Nicolás Lizama
¿Se vale que haya muertos?
Creo que no. Cuando se llega a ese grado de degradación es que ya nos cargó el carajo a todos.
En un mundo normal, correcto, lo que debería resaltar es la confrontación pero de las ideas, no la ley del más fuerte.
Hubo un tiempo muy lejano en el que todo se resolvía a base de chingadazos, a base de imponer la fuerza al rival.
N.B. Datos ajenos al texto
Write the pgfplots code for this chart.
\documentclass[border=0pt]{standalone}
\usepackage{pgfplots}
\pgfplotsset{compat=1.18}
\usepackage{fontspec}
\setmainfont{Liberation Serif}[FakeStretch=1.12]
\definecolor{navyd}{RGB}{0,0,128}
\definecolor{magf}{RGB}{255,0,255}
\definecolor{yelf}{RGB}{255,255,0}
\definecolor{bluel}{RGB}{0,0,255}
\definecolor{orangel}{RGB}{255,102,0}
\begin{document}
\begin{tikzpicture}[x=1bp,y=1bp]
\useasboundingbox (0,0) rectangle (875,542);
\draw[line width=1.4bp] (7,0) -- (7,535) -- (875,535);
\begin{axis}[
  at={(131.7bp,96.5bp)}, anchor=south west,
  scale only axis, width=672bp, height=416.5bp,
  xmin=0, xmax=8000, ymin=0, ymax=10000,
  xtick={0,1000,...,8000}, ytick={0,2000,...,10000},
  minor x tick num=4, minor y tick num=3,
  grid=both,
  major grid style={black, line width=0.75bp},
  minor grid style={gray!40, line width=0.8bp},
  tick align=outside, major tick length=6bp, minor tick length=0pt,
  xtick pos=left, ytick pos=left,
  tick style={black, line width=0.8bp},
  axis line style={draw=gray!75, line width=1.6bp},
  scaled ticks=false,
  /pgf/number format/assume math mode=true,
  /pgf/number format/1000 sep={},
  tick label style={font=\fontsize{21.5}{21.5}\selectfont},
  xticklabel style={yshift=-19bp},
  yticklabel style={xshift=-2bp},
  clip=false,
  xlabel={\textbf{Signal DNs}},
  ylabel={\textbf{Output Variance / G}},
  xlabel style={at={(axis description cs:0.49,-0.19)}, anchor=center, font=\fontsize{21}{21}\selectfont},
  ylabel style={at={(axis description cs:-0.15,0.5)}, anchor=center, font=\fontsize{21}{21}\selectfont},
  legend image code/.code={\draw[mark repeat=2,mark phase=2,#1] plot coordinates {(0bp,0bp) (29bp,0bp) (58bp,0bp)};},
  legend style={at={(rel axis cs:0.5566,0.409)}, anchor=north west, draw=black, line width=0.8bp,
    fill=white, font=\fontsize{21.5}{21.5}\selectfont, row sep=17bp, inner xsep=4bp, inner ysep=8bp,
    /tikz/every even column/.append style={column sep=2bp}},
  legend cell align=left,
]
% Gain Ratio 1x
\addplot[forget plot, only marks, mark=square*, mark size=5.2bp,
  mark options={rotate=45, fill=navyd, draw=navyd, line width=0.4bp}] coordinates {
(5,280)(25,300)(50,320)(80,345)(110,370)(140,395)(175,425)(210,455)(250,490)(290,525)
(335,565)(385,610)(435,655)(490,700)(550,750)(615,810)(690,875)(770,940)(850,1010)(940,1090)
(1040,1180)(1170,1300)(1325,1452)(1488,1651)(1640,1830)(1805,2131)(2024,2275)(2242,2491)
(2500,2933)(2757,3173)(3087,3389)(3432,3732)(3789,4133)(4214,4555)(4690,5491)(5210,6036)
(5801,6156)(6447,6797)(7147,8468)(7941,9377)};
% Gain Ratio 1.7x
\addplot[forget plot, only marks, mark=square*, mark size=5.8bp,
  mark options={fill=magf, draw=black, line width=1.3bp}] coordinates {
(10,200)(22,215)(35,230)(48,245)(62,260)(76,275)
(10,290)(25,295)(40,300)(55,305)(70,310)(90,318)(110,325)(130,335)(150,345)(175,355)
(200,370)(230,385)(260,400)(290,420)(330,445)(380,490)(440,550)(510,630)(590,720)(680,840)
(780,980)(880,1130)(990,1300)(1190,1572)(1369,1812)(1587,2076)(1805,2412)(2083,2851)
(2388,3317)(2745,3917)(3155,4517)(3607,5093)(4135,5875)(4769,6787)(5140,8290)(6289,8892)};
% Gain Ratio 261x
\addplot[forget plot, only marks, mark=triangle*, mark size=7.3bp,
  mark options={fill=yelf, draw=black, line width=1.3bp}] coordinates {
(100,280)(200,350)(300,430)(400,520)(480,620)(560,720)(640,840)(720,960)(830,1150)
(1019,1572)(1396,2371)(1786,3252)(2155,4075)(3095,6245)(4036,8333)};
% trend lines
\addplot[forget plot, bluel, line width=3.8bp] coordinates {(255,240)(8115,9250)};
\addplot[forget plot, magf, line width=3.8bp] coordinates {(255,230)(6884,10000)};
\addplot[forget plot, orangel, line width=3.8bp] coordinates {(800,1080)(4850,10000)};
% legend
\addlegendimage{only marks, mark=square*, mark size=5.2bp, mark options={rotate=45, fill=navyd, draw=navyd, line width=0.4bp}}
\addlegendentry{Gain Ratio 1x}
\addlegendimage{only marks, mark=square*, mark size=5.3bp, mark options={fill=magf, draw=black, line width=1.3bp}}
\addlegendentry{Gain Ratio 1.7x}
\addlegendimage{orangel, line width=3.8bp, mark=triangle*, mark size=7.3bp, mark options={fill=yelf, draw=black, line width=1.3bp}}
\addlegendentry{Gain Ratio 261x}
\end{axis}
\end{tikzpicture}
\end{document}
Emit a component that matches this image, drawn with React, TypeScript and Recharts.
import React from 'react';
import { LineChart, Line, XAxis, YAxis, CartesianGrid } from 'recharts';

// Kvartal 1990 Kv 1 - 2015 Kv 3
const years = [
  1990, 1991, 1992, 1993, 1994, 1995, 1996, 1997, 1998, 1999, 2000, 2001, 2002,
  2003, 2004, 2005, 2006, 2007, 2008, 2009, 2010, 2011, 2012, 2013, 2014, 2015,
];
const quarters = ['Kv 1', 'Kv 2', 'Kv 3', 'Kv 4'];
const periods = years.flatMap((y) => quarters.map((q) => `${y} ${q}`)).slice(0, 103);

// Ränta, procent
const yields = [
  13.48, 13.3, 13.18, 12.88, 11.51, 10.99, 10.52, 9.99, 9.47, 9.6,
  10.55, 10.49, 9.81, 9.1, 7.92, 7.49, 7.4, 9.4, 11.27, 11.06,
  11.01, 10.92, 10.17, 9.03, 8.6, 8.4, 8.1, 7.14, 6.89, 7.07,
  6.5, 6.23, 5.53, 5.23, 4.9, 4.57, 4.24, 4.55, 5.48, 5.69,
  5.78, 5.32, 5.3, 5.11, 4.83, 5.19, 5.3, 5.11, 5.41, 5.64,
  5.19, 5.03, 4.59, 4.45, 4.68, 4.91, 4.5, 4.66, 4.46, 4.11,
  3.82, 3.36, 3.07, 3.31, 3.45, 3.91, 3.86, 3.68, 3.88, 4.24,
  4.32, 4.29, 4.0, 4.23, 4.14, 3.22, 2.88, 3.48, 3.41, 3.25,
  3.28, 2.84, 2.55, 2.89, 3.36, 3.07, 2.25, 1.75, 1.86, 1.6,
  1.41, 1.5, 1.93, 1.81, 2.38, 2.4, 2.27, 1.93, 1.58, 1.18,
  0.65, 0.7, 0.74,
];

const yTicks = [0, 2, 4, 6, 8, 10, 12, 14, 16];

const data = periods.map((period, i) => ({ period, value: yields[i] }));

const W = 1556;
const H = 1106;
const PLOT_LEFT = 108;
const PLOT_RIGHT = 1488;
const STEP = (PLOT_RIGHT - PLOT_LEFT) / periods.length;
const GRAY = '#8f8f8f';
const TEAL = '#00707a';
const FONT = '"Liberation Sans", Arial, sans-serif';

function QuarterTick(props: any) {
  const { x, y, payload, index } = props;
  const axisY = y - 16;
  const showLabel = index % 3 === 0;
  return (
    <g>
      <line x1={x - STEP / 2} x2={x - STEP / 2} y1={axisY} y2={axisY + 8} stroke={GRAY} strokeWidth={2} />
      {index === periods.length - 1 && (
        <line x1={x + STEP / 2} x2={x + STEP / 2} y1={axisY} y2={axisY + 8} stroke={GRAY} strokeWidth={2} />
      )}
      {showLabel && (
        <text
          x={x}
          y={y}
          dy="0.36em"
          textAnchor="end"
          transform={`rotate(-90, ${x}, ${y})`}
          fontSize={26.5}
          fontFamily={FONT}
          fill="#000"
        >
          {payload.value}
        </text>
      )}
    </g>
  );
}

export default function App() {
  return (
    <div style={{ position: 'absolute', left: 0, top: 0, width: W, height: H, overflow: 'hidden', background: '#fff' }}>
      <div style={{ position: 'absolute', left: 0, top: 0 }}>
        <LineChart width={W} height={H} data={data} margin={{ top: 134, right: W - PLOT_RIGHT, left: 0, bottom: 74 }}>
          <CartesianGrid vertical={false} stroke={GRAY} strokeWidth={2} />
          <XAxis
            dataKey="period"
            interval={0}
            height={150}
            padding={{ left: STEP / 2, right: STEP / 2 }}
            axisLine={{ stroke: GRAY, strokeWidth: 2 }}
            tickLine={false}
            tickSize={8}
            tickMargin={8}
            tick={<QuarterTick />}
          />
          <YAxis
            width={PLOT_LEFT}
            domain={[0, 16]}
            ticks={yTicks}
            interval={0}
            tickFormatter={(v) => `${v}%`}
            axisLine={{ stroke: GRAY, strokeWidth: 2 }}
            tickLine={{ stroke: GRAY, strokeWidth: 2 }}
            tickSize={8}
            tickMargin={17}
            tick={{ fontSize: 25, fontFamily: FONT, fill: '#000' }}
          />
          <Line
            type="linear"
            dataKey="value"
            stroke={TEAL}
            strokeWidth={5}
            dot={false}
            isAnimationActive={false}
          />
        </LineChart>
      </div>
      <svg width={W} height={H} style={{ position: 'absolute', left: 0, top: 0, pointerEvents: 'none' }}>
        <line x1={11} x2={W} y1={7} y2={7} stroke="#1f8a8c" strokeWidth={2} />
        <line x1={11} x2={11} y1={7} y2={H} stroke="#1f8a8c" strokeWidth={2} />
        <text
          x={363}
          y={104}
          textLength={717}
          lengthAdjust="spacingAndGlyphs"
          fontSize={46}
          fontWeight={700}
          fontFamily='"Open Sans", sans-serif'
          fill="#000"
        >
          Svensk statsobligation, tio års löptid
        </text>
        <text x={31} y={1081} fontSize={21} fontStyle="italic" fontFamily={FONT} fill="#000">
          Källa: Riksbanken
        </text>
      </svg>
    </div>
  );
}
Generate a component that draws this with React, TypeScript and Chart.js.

Claro, eran los tiempos de Trucutú y sus cavernícolas, esos fulanos que nos antecedieron, fuertes, bravos como ellos solos, listos para enfrentar a quien sea, hasta a esos gigantescos mamuts que con un pisotón aplacaban a cualquiera. El problema era la insuficiente materia gris que se les alojaba en el cerebro. El diálogo no era muy privilegiado que digamos. Se comunicaban a base de gruñidos y de madrazos cuando el interlocutor no entendía bien a bien lo que le estaban transmitiendo.
Trucutú y su pandilla eran de pocas pulgas, como correspondía a una época en la que si te descuidabas eras cavernícola muerto. Lo lógico entonces era que anduvieras con el garrote en una mano y con el otro puño listo, como una especie de plan b, por si las cosas se salían de control y había que utilizar todos los recursos habidos y por haber.
Se supone que con el paso de las distintas épocas el ser humano fue entrando al raciocinio. Fue dejando como principales herramientas el garrote, los gruñidos y los madrazos a la hora de entrar en contacto con sus semejantes.
Se supone.
Lo que tenemos a la vista es que estamos volviendo a esas épocas en las que más te valía alinearte y hacer grupo porque solo y tu alma no llegabas lejos.
Estamos volviendo a esas épocas en las que tenías que estar con un ojo al gato y otro al garabato si no querías que de pronto te llegara el salvaje garrotazo y enviaran tu espíritu a otras dimensiones.
Estamos cayendo en exageraciones. Estamos volviendo a la brutalidad de antaño. A las trucutianas épocas en las que el gruñido, el garrote y el madrazo era el pan nuestro de cada día.